:: INFORMATION SUPPLIED ::

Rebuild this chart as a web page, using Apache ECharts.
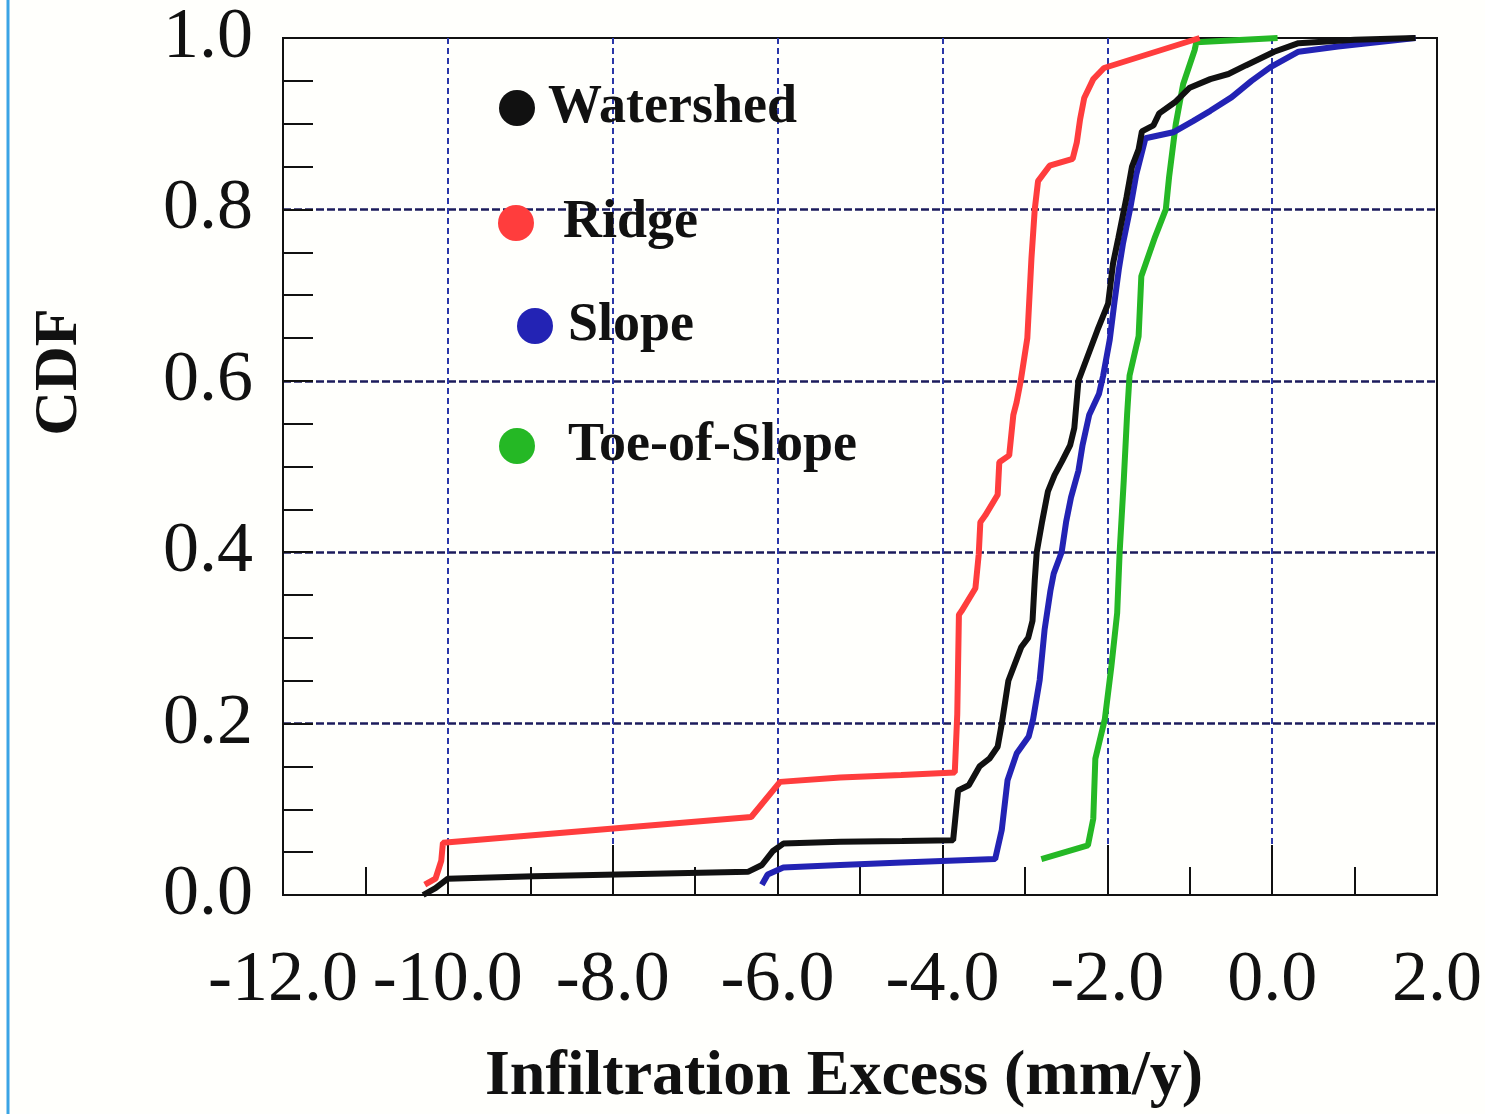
<!DOCTYPE html>
<html>
<head>
<meta charset="utf-8">
<script src="https://cdn.jsdelivr.net/npm/echarts@6/dist/echarts.min.js"></script>
<style>
html,body{margin:0;padding:0;background:#fffffc;}
#chart{width:1485px;height:1114px;}
</style>
</head>
<body>
<div id="chart"></div>
<script>
// Data (x = infiltration excess mm/y, y = CDF)
const seriesNames = ['Watershed', 'Ridge', 'Slope', 'Toe-of-Slope'];
const xTicks = [-12, -10, -8, -6, -4, -2, 0, 2];
const yTicks = [0, 0.2, 0.4, 0.6, 0.8, 1.0];

const watershed = [
  [-10.30,0.0],[-10.15,0.008],[-10.0,0.019],[-8.96,0.022],[-6.36,0.027],[-6.19,0.035],
  [-6.06,0.051],[-5.93,0.060],[-5.24,0.062],[-4.49,0.063],[-3.87,0.064],[-3.81,0.122],
  [-3.68,0.128],[-3.55,0.150],[-3.43,0.159],[-3.33,0.173],[-3.28,0.200],[-3.20,0.250],
  [-3.045,0.289],[-2.96,0.300],[-2.907,0.320],[-2.88,0.367],[-2.856,0.40],[-2.79,0.436],
  [-2.72,0.471],[-2.64,0.49],[-2.55,0.506],[-2.45,0.525],[-2.40,0.545],[-2.35,0.60],
  [-2.12,0.659],[-1.99,0.690],[-1.93,0.737],[-1.865,0.767],[-1.767,0.814],[-1.70,0.85],
  [-1.62,0.87],[-1.58,0.891],[-1.44,0.898],[-1.37,0.912],[-1.18,0.925],[-1.0,0.942],
  [-0.75,0.952],[-0.53,0.958],[-0.32,0.968],[0.025,0.984],[0.32,0.994],[1.0,0.998],[1.74,1.0]
];
const ridge = [
  [-10.28,0.012],[-10.15,0.019],[-10.08,0.04],[-10.06,0.061],[-6.32,0.091],[-5.97,0.132],
  [-5.24,0.137],[-4.5,0.140],[-3.85,0.143],[-3.82,0.211],[-3.80,0.327],[-3.77,0.331],
  [-3.60,0.358],[-3.56,0.397],[-3.54,0.435],[-3.48,0.443],[-3.33,0.467],[-3.31,0.505],
  [-3.19,0.513],[-3.14,0.56],[-3.10,0.575],[-3.05,0.60],[-2.97,0.65],[-2.92,0.743],
  [-2.88,0.80],[-2.84,0.833],[-2.70,0.851],[-2.42,0.859],[-2.37,0.878],[-2.33,0.905],
  [-2.28,0.930],[-2.17,0.952],[-2.04,0.965],[-0.88,1.0]
];
const slope = [
  [-6.19,0.012],[-6.12,0.024],[-5.93,0.032],[-5.24,0.035],[-4.49,0.038],[-3.36,0.042],
  [-3.28,0.076],[-3.21,0.134],[-3.10,0.165],[-2.953,0.185],[-2.90,0.205],[-2.82,0.251],
  [-2.76,0.31],[-2.69,0.355],[-2.65,0.375],[-2.554,0.40],[-2.50,0.435],[-2.44,0.464],
  [-2.35,0.495],[-2.30,0.525],[-2.22,0.56],[-2.10,0.585],[-2.05,0.606],[-1.97,0.648],
  [-1.91,0.694],[-1.86,0.73],[-1.81,0.76],[-1.72,0.802],[-1.65,0.84],[-1.537,0.883],
  [-1.20,0.89],[-0.96,0.903],[-0.75,0.915],[-0.49,0.931],[-0.25,0.95],[-0.02,0.966],
  [0.32,0.984],[0.8,0.99],[1.74,1.0]
];
const toeOfSlope = [
  [-2.80,0.042],[-2.235,0.058],[-2.17,0.089],[-2.145,0.159],[-2.03,0.205],[-1.95,0.267],
  [-1.88,0.329],[-1.85,0.40],[-1.80,0.484],[-1.76,0.56],[-1.73,0.606],[-1.62,0.652],
  [-1.587,0.722],[-1.42,0.768],[-1.29,0.80],[-1.25,0.838],[-1.17,0.899],[-1.08,0.946],
  [-0.94,0.986],[-0.92,0.995],[0.066,1.0]
];
const seriesData = [watershed, ridge, slope, toeOfSlope];
const colors = ['#111111', '#ff3d3d', '#2323b4', '#25b825'];

const FONT = '"Liberation Serif", "DejaVu Serif", serif';
const chart = echarts.init(document.getElementById('chart'), null, {renderer: 'canvas'});

function legendFor(i, left, top, pad) {
  return {
    data: [seriesNames[i]], left: left, top: top, orient: 'vertical',
    icon: 'circle', itemWidth: 36, itemHeight: 36, selectedMode: false,
    textStyle: {fontFamily: FONT, fontWeight: 'bold', fontSize: 54, color: '#111',
      padding: [0, 0, 0, pad]}
  };
}

chart.setOption({
  animation: false,
  backgroundColor: '#fffffc',
  color: colors,
  grid: {left: 283, right: 45, top: 38, bottom: 219, show: true,
    borderColor: '#111', borderWidth: 2, backgroundColor: 'transparent'},
  legend: [
    legendFor(0, 494, 76, 8),
    legendFor(1, 493, 191, 24),
    legendFor(2, 512, 294, 10),
    legendFor(3, 494, 414, 28)
  ],
  xAxis: {
    type: 'value', min: xTicks[0], max: xTicks[xTicks.length - 1], interval: 2,
    name: 'Infiltration Excess (mm/y)', nameLocation: 'middle', nameGap: 150,
    nameTextStyle: {fontFamily: FONT, fontWeight: 'bold', fontSize: 64, color: '#111',
      padding: [0, 32, 0, 0]},
    axisLine: {onZero: false, lineStyle: {color: '#111', width: 2}},
    axisTick: {inside: true, length: 50, lineStyle: {color: '#111', width: 2}},
    minorTick: {show: true, splitNumber: 2, length: 28, lineStyle: {color: '#111', width: 2}},
    axisLabel: {fontFamily: FONT, fontSize: 72, color: '#111', margin: 50,
      formatter: v => v.toFixed(1)},
    splitLine: {show: true, showMinLine: false, showMaxLine: false,
      lineStyle: {color: '#2a36a8', width: 2, type: [6, 4]}}
  },
  yAxis: {
    type: 'value', min: yTicks[0], max: yTicks[yTicks.length - 1], interval: 0.2,
    axisLine: {show: true, onZero: false, lineStyle: {color: '#111', width: 2}},
    axisTick: {inside: true, length: 30, lineStyle: {color: '#111', width: 2}},
    minorTick: {show: true, splitNumber: 4, length: 30, lineStyle: {color: '#111', width: 2}},
    axisLabel: {fontFamily: FONT, fontSize: 72, color: '#111', margin: 30,
      formatter: v => v.toFixed(1)},
    splitLine: {show: true, showMinLine: false, showMaxLine: false,
      lineStyle: {color: '#1c1c5c', width: 2.5, type: [8, 3]}}
  },
  graphic: [
    {type: 'text', x: 60, y: 372, rotation: Math.PI / 2,
      style: {text: 'CDF', font: 'bold 62px "Liberation Serif", serif', fill: '#111',
        textAlign: 'center', textVerticalAlign: 'middle'}},
    {type: 'line', shape: {x1: 8, y1: 0, x2: 8, y2: 1114},
      style: {stroke: '#3aa4e4', lineWidth: 3}}
  ],
  series: seriesNames.map((n, i) => ({
    name: n, type: 'line', data: seriesData[i], showSymbol: false, symbol: 'circle',
    lineStyle: {width: 6, color: colors[i]}, itemStyle: {color: colors[i]},
    z: 10 - i
  }))
});
</script>
</body>
</html>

:::

#### GIVEN TASK:
Retype the data above exactly; pictures are not part of the copy.

#### EXPECTED ANSWER:
Rebuild this chart as a web page, using Apache ECharts.
<!DOCTYPE html>
<html>
<head>
<meta charset="utf-8">
<script src="https://cdn.jsdelivr.net/npm/echarts@6/dist/echarts.min.js"></script>
<style>
html,body{margin:0;padding:0;background:#fffffc;}
#chart{width:1485px;height:1114px;}
</style>
</head>
<body>
<div id="chart"></div>
<script>
// Data (x = infiltration excess mm/y, y = CDF)
const seriesNames = ['Watershed', 'Ridge', 'Slope', 'Toe-of-Slope'];
const xTicks = [-12, -10, -8, -6, -4, -2, 0, 2];
const yTicks = [0, 0.2, 0.4, 0.6, 0.8, 1.0];

const watershed = [
  [-10.30,0.0],[-10.15,0.008],[-10.0,0.019],[-8.96,0.022],[-6.36,0.027],[-6.19,0.035],
  [-6.06,0.051],[-5.93,0.060],[-5.24,0.062],[-4.49,0.063],[-3.87,0.064],[-3.81,0.122],
  [-3.68,0.128],[-3.55,0.150],[-3.43,0.159],[-3.33,0.173],[-3.28,0.200],[-3.20,0.250],
  [-3.045,0.289],[-2.96,0.300],[-2.907,0.320],[-2.88,0.367],[-2.856,0.40],[-2.79,0.436],
  [-2.72,0.471],[-2.64,0.49],[-2.55,0.506],[-2.45,0.525],[-2.40,0.545],[-2.35,0.60],
  [-2.12,0.659],[-1.99,0.690],[-1.93,0.737],[-1.865,0.767],[-1.767,0.814],[-1.70,0.85],
  [-1.62,0.87],[-1.58,0.891],[-1.44,0.898],[-1.37,0.912],[-1.18,0.925],[-1.0,0.942],
  [-0.75,0.952],[-0.53,0.958],[-0.32,0.968],[0.025,0.984],[0.32,0.994],[1.0,0.998],[1.74,1.0]
];
const ridge = [
  [-10.28,0.012],[-10.15,0.019],[-10.08,0.04],[-10.06,0.061],[-6.32,0.091],[-5.97,0.132],
  [-5.24,0.137],[-4.5,0.140],[-3.85,0.143],[-3.82,0.211],[-3.80,0.327],[-3.77,0.331],
  [-3.60,0.358],[-3.56,0.397],[-3.54,0.435],[-3.48,0.443],[-3.33,0.467],[-3.31,0.505],
  [-3.19,0.513],[-3.14,0.56],[-3.10,0.575],[-3.05,0.60],[-2.97,0.65],[-2.92,0.743],
  [-2.88,0.80],[-2.84,0.833],[-2.70,0.851],[-2.42,0.859],[-2.37,0.878],[-2.33,0.905],
  [-2.28,0.930],[-2.17,0.952],[-2.04,0.965],[-0.88,1.0]
];
const slope = [
  [-6.19,0.012],[-6.12,0.024],[-5.93,0.032],[-5.24,0.035],[-4.49,0.038],[-3.36,0.042],
  [-3.28,0.076],[-3.21,0.134],[-3.10,0.165],[-2.953,0.185],[-2.90,0.205],[-2.82,0.251],
  [-2.76,0.31],[-2.69,0.355],[-2.65,0.375],[-2.554,0.40],[-2.50,0.435],[-2.44,0.464],
  [-2.35,0.495],[-2.30,0.525],[-2.22,0.56],[-2.10,0.585],[-2.05,0.606],[-1.97,0.648],
  [-1.91,0.694],[-1.86,0.73],[-1.81,0.76],[-1.72,0.802],[-1.65,0.84],[-1.537,0.883],
  [-1.20,0.89],[-0.96,0.903],[-0.75,0.915],[-0.49,0.931],[-0.25,0.95],[-0.02,0.966],
  [0.32,0.984],[0.8,0.99],[1.74,1.0]
];
const toeOfSlope = [
  [-2.80,0.042],[-2.235,0.058],[-2.17,0.089],[-2.145,0.159],[-2.03,0.205],[-1.95,0.267],
  [-1.88,0.329],[-1.85,0.40],[-1.80,0.484],[-1.76,0.56],[-1.73,0.606],[-1.62,0.652],
  [-1.587,0.722],[-1.42,0.768],[-1.29,0.80],[-1.25,0.838],[-1.17,0.899],[-1.08,0.946],
  [-0.94,0.986],[-0.92,0.995],[0.066,1.0]
];
const seriesData = [watershed, ridge, slope, toeOfSlope];
const colors = ['#111111', '#ff3d3d', '#2323b4', '#25b825'];

const FONT = '"Liberation Serif", "DejaVu Serif", serif';
const chart = echarts.init(document.getElementById('chart'), null, {renderer: 'canvas'});

function legendFor(i, left, top, pad) {
  return {
    data: [seriesNames[i]], left: left, top: top, orient: 'vertical',
    icon: 'circle', itemWidth: 36, itemHeight: 36, selectedMode: false,
    textStyle: {fontFamily: FONT, fontWeight: 'bold', fontSize: 54, color: '#111',
      padding: [0, 0, 0, pad]}
  };
}

chart.setOption({
  animation: false,
  backgroundColor: '#fffffc',
  color: colors,
  grid: {left: 283, right: 45, top: 38, bottom: 219, show: true,
    borderColor: '#111', borderWidth: 2, backgroundColor: 'transparent'},
  legend: [
    legendFor(0, 494, 76, 8),
    legendFor(1, 493, 191, 24),
    legendFor(2, 512, 294, 10),
    legendFor(3, 494, 414, 28)
  ],
  xAxis: {
    type: 'value', min: xTicks[0], max: xTicks[xTicks.length - 1], interval: 2,
    name: 'Infiltration Excess (mm/y)', nameLocation: 'middle', nameGap: 150,
    nameTextStyle: {fontFamily: FONT, fontWeight: 'bold', fontSize: 64, color: '#111',
      padding: [0, 32, 0, 0]},
    axisLine: {onZero: false, lineStyle: {color: '#111', width: 2}},
    axisTick: {inside: true, length: 50, lineStyle: {color: '#111', width: 2}},
    minorTick: {show: true, splitNumber: 2, length: 28, lineStyle: {color: '#111', width: 2}},
    axisLabel: {fontFamily: FONT, fontSize: 72, color: '#111', margin: 50,
      formatter: v => v.toFixed(1)},
    splitLine: {show: true, showMinLine: false, showMaxLine: false,
      lineStyle: {color: '#2a36a8', width: 2, type: [6, 4]}}
  },
  yAxis: {
    type: 'value', min: yTicks[0], max: yTicks[yTicks.length - 1], interval: 0.2,
    axisLine: {show: true, onZero: false, lineStyle: {color: '#111', width: 2}},
    axisTick: {inside: true, length: 30, lineStyle: {color: '#111', width: 2}},
    minorTick: {show: true, splitNumber: 4, length: 30, lineStyle: {color: '#111', width: 2}},
    axisLabel: {fontFamily: FONT, fontSize: 72, color: '#111', margin: 30,
      formatter: v => v.toFixed(1)},
    splitLine: {show: true, showMinLine: false, showMaxLine: false,
      lineStyle: {color: '#1c1c5c', width: 2.5, type: [8, 3]}}
  },
  graphic: [
    {type: 'text', x: 60, y: 372, rotation: Math.PI / 2,
      style: {text: 'CDF', font: 'bold 62px "Liberation Serif", serif', fill: '#111',
        textAlign: 'center', textVerticalAlign: 'middle'}},
    {type: 'line', shape: {x1: 8, y1: 0, x2: 8, y2: 1114},
      style: {stroke: '#3aa4e4', lineWidth: 3}}
  ],
  series: seriesNames.map((n, i) => ({
    name: n, type: 'line', data: seriesData[i], showSymbol: false, symbol: 'circle',
    lineStyle: {width: 6, color: colors[i]}, itemStyle: {color: colors[i]},
    z: 10 - i
  }))
});
</script>
</body>
</html>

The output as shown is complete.